Correspondance de Gustave Flaubert/Tome 7/1537
J’attends avec impatience ta lettre de demain matin. Pourvu qu’elle ne m’apporte pas une aggravation de mauvaises nouvelles !
Ah ! s’il pouvait y en avoir de bonnes ! Au moins, dis-moi toute la vérité. Je continue à avoir le cœur comme dans un étau et à ne pouvoir m’occuper de quoi que ce soit, malgré mes efforts.
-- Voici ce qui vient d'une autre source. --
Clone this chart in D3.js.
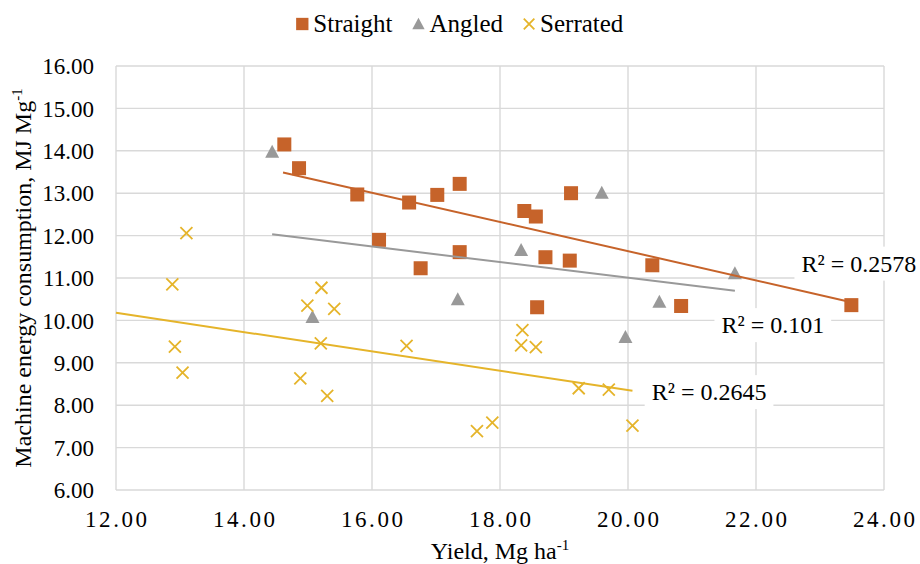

Hier, à 8 heures du soir, il a fait ici un orage effroyable et tel que les « Anciens » ne se souviennent pas d’en avoir vu. Pendant trois heures, il a plu et tonné d’une façon prodigieuse. Les plafonds de mon cabinet, de mon cabinet de toilette et de la chambre de notre pauvre mère ont été traversés. J’ai cru un moment que la maison allait crouler sur moi, et j’étais dans un joli état moral. Le dégât n’est pas grand, seulement il faut tout de suite faire relever les plafonds. Senart est venu voir ce qu’il y avait à faire. Le plombier s’y mettra demain. Ce ne sera pas grand’chose comme frais.
L’orage m’avait agité, et j’ai eu une bien mauvaise nuit, un cauchemar dont je sens encore l’influence.
Putzel ne me quitte pas, mais la pauvre petite bête a l’air triste. Et toi, pauvre Caro, comment vas-tu ? Tu dois être énervée par le déménagement.
Quand finira notre état d’angoisse ? Aurons-nous de meilleurs jours ? Fais toutes mes amitiés à la bonne Flavie, et embrasse pour moi ton pauvre mari.
Adieu, ma chère fille. À bientôt, n’est-ce pas ? Tu as raison : il faut nous écrire tous les jours pendant ton absence. Donne-moi des détails sur tout.